Ephraem of Nisibis was the most important and prolific of the Syrian church fathers and a witness to early Christianity on the fringes of the Roman Empire in the late fourth century.

He was well-known for his poetry, exegetical and theological writings, and many of the hymns of the early Byzantine church. So popular were his works that in the fifth and sixth centuries he was adopted by several Christian communities as a spiritual leader and role model.

This sermon is deemed to be one of the most interesting apocalyptic texts of the early Middle Ages. The translation of the sermon includes the following segment:3

"For all the saints and Elect of God are gathered, prior to the tribulation that is to come, and are taken to the Lord lest they see the confusion that is to overwhelm the world because of our sins."

This text was originally a sermon called On the Last Times, the Anti-christ, and the End of the World. There are four existing Latin manuscripts (the Parisinus, the Augiensis, the Barberini, and the St. Gallen) ascribed to St. Ephraem or to St. Isidore . Some scholars believe this text was written by some unknown writer in the sixth century and was derived from the original Ephraem.4

The sermon describes the events of the last days, beginning with the rapture, the Great Tribulation of 3 1/2 years duration under the Antichrist's rule, followed by the Second Coming of Christ. In Ephraem's book The Book of the Cave of Treasures, written about 370 AD, he expressed his belief that the 69th week of Daniel ended with the rejection and crucifixion of Jesus the Messiah.5

This, of course, doesn't prove that the pre-tribulation view is correct; only that it was held (by some) in the early centuries and was not unique to the revival of the 1830's. It simply documents that this view was held by a remnant of the faithful from the beginning until today.

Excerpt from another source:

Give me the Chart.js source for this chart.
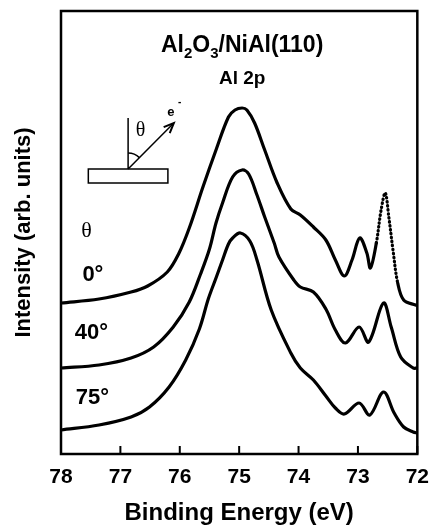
<!DOCTYPE html>
<html>
<head>
<meta charset="utf-8">
<script src="https://cdn.jsdelivr.net/npm/chart.js@4.4.1/dist/chart.umd.min.js"></script>
<style>
  html, body { margin: 0; padding: 0; background: #fff; }
  canvas { display: block; }
</style>
</head>
<body>
<canvas id="xps" width="440" height="525"></canvas>
<script>
// Al 2p spectra of Al2O3/NiAl(110) at three emission angles
const xTicks = [78, 77, 76, 75, 74, 73, 72];
const angleLabels = ['0°', '40°', '75°'];

// theta = 0
const energy0 = [78.00, 77.36, 76.82, 76.54, 76.21, 76.02, 75.84, 75.61, 75.39, 75.18, 75.07, 74.95, 74.87, 74.74, 74.57, 74.36,
  74.13, 73.97, 73.75, 73.54, 73.38, 73.23, 73.10, 72.97, 72.85, 72.79, 72.69, 72.61, 72.54, 72.48, 72.41, 72.33, 72.23, 72.03, 72.00];
const counts0 = [151, 155, 162, 168, 182, 200, 226, 267, 304, 337, 344, 346, 344, 331, 304, 271,
  245, 239, 227, 214, 194, 178, 194, 216, 201, 186, 211, 244, 261, 237, 204, 171, 154, 149, 149];

// theta = 40
const energy40 = [78.00, 77.36, 76.82, 76.44, 76.11, 75.84, 75.65, 75.50, 75.39, 75.28, 75.11, 74.95, 74.84, 74.70, 74.57, 74.41,
  74.33, 74.08, 73.97, 73.75, 73.54, 73.38, 73.21, 72.98, 72.82, 72.57, 72.44, 72.28, 72.07, 72.00];
const counts40 = [86, 89, 96, 107, 127, 152, 180, 205, 231, 251, 277, 284, 280, 259, 237, 211,
  197, 174, 167, 162, 145, 124, 111, 127, 112, 151, 127, 97, 86, 86];

// theta = 75
const energy75 = [78.00, 77.36, 76.82, 76.51, 76.18, 75.90, 75.67, 75.52, 75.39, 75.28, 75.18, 75.11, 74.98, 74.82, 74.70, 74.46,
  74.13, 73.97, 73.75, 73.54, 73.38, 73.23, 72.98, 72.80, 72.57, 72.39, 72.23, 72.07, 72.00];
const counts75 = [24, 29, 37, 47, 67, 94, 125, 155, 176, 194, 210, 216, 221, 213, 194, 144,
  101, 86, 74, 58, 46, 40, 51, 39, 62, 41, 27, 22, 21];

const FONT = '"Liberation Sans", Arial, Helvetica, sans-serif';
const SERIF = '"Liberation Serif", "Times New Roman", serif';

const toPoints = (xs, ys) => xs.map((e, i) => ({ x: e, y: ys[i] }));

const spectrum = (label, xs, ys, dottedPeak) => ({
  label,
  data: toPoints(xs, ys),
  borderColor: '#000',
  borderWidth: 3.2,
  borderCapStyle: 'round',
  borderJoinStyle: 'round',
  pointRadius: 0,
  fill: false,
  tension: 0.35,
  segment: {
    // the steep 72.5 eV peak of the normal-emission curve is drawn dotted
    borderDash: ctx => (dottedPeak && ctx.p0.parsed.x <= 72.70 && ctx.p1.parsed.x >= 72.32) ? [0.5, 3.5] : undefined
  }
});

// frame, inward ticks, title and inset sketch
const decorations = {
  id: 'decorations',
  afterDraw(chart) {
    const { ctx, chartArea: a, scales: { x, y } } = chart;
    const px = e => x.getPixelForValue(e);
    const py = v => y.getPixelForValue(v);
    ctx.save();
    ctx.strokeStyle = '#000';
    ctx.fillStyle = '#000';

    ctx.lineWidth = 2.5;
    ctx.strokeRect(a.left, a.top, a.right - a.left, a.bottom - a.top);

    ctx.lineWidth = 2;
    ctx.beginPath();
    x.ticks.forEach(t => {
      const p = px(t.value);
      ctx.moveTo(p, a.bottom);
      ctx.lineTo(p, a.bottom - 8);
    });
    ctx.stroke();

    // Al2O3/NiAl(110) with subscripts
    const parts = [['Al', 23, 0], ['2', 15, 6], ['O', 23, 0], ['3', 15, 6], ['/NiAl(110)', 23, 0]];
    ctx.textAlign = 'left';
    ctx.textBaseline = 'alphabetic';
    let w = 0;
    parts.forEach(([t, s]) => { ctx.font = `bold ${s}px ${FONT}`; w += ctx.measureText(t).width; });
    let cx = px(74.95) - w / 2;
    const base = py(402);
    parts.forEach(([t, s, dy]) => {
      ctx.font = `bold ${s}px ${FONT}`;
      ctx.fillText(t, cx, base + dy);
      cx += ctx.measureText(t).width;
    });

    ctx.textAlign = 'center';
    ctx.font = `bold 19px ${FONT}`;
    ctx.fillText('Al 2p', px(74.95), py(370));

    // angle labels
    ctx.textAlign = 'left';
    ctx.textBaseline = 'middle';
    ctx.font = `bold 22px ${FONT}`;
    ctx.fillText(angleLabels[0], px(77.64), py(179));
    ctx.fillText(angleLabels[1], px(77.77), py(121));
    ctx.fillText(angleLabels[2], px(77.75), py(56));
    ctx.textAlign = 'center';
    ctx.font = `22px ${SERIF}`;
    ctx.fillText('θ', px(77.57), py(223));

    // inset: sample slab, surface normal, emitted electron
    ctx.lineWidth = 1.5;
    ctx.strokeRect(px(77.54), py(285), px(76.20) - px(77.54), py(271) - py(285));
    const ox = px(76.87), oy = py(285);
    const tx = px(76.10), ty = py(331);
    ctx.beginPath();
    ctx.moveTo(ox, oy);
    ctx.lineTo(ox, py(336));
    ctx.moveTo(ox, oy);
    ctx.lineTo(tx, ty);
    ctx.stroke();
    const ang = Math.atan2(ty - oy, tx - ox);
    ctx.lineWidth = 2;
    ctx.beginPath();
    ctx.moveTo(tx - 11 * Math.cos(ang - 0.4), ty - 11 * Math.sin(ang - 0.4));
    ctx.lineTo(tx, ty);
    ctx.lineTo(tx - 11 * Math.cos(ang + 0.4), ty - 11 * Math.sin(ang + 0.4));
    ctx.stroke();
    ctx.lineWidth = 1.5;
    ctx.beginPath();
    ctx.arc(ox, oy, 16, -Math.PI / 2, ang);
    ctx.stroke();

    ctx.font = `20px ${SERIF}`;
    ctx.fillText('θ', px(76.66), py(323));
    ctx.font = `bold 13px ${FONT}`;
    ctx.fillText('e', px(76.15), py(342));
    ctx.font = `bold 10px ${FONT}`;
    ctx.fillText('-', px(76.00), py(352));
    ctx.restore();
  }
};

new Chart(document.getElementById('xps'), {
  type: 'line',
  data: {
    datasets: [
      spectrum('0°', energy0, counts0, true),
      spectrum('40°', energy40, counts40, false),
      spectrum('75°', energy75, counts75, false)
    ]
  },
  options: {
    responsive: false,
    animation: false,
    devicePixelRatio: 1,
    layout: { padding: { top: 11, right: 13, left: 0, bottom: 0 } },
    plugins: { legend: { display: false }, tooltip: { enabled: false } },
    scales: {
      x: {
        type: 'linear',
        reverse: true,
        min: 72,
        max: 78,
        afterBuildTicks: s => { s.ticks = xTicks.map(v => ({ value: v })); },
        afterFit: s => { s.height = 71; },
        grid: { display: false, drawTicks: false },
        border: { display: false },
        ticks: {
          color: '#000',
          padding: 11,
          maxRotation: 0,
          font: { family: FONT, size: 21, weight: 'bold' }
        },
        title: {
          display: true,
          text: 'Binding Energy (eV)',
          color: '#000',
          padding: { top: 0, bottom: 0 },
          font: { family: FONT, size: 24, weight: 'bold', lineHeight: 1 }
        }
      },
      y: {
        min: 0,
        max: 443,
        afterFit: s => { s.width = 61; },
        grid: { display: false, drawTicks: false },
        border: { display: false },
        ticks: { display: false },
        title: {
          display: true,
          text: 'Intensity (arb. units)',
          color: '#000',
          padding: { top: 11, bottom: 0 },
          font: { family: FONT, size: 22, weight: 'bold' }
        }
      }
    }
  },
  plugins: [decorations]
});
</script>
</body>
</html>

The validity of any view can only be measured by the Biblical text itself. For a more complete discussion of these issues, see our study, From Here to Eternity.


Notes:

  1. George E. Ladd, The Blessed Hope, 1956; 
    Robert H. Gundry, The Church and the Tribulation, 1973; 
    John Bray, The Origin of the Pre-Tribulation Rapture Teaching, 1980; 
    Dave MacPherson, The Incredible Cover- Up, 1975, and The Great Rapture Hoax, 1983; are well-known examples. 
    For a refutation of MacPherson's charges, see Thomas D. Ice, "Why the Doctrine of the Pretribulational Rapture did not begin with Margaret McDonald", Bibliotheca Sacra 147 (April-June 1990) p. 155-68.
  2. The citation was found in a footnote in Paul J. Alexander's The Byzantine Apocalyptic Tradition, University of California Press, Berkeley, CA, 1985, p. 210. Dr. Paul Alexander is probably the most authoritative scholar on the writings of the early Byzantine Church.
  3. The English translation of the Latin text in C.P. Caspari's Briefe, Abhandlungen und Predigten aus den zwei letzten Jahrhunderten des kirchlichen Altertums und dem Anfang des Mittelater (Christiania, 1890, pp. 208-20) was provided by Cameron Rhoades, instructor of Latin at Tyndale Theological Seminary, Ft. Worth, TX.
  4. For a complete discussion, see "The Rapture and Pseudo-Ephraem: An Early Medieval Citation", by Thomas D. Ice and Timothy J. Demy, to be published in Bibliotheca Sacra, July-September 1995. 
    Also, Grant Jeffrey, Rush to Judgment, Frontier Research Books, Toronto, Canada, 1995.
  5. The Book of the Cave of Treasures, p. 235, as quoted by Grant Jeffrey in private correspondence.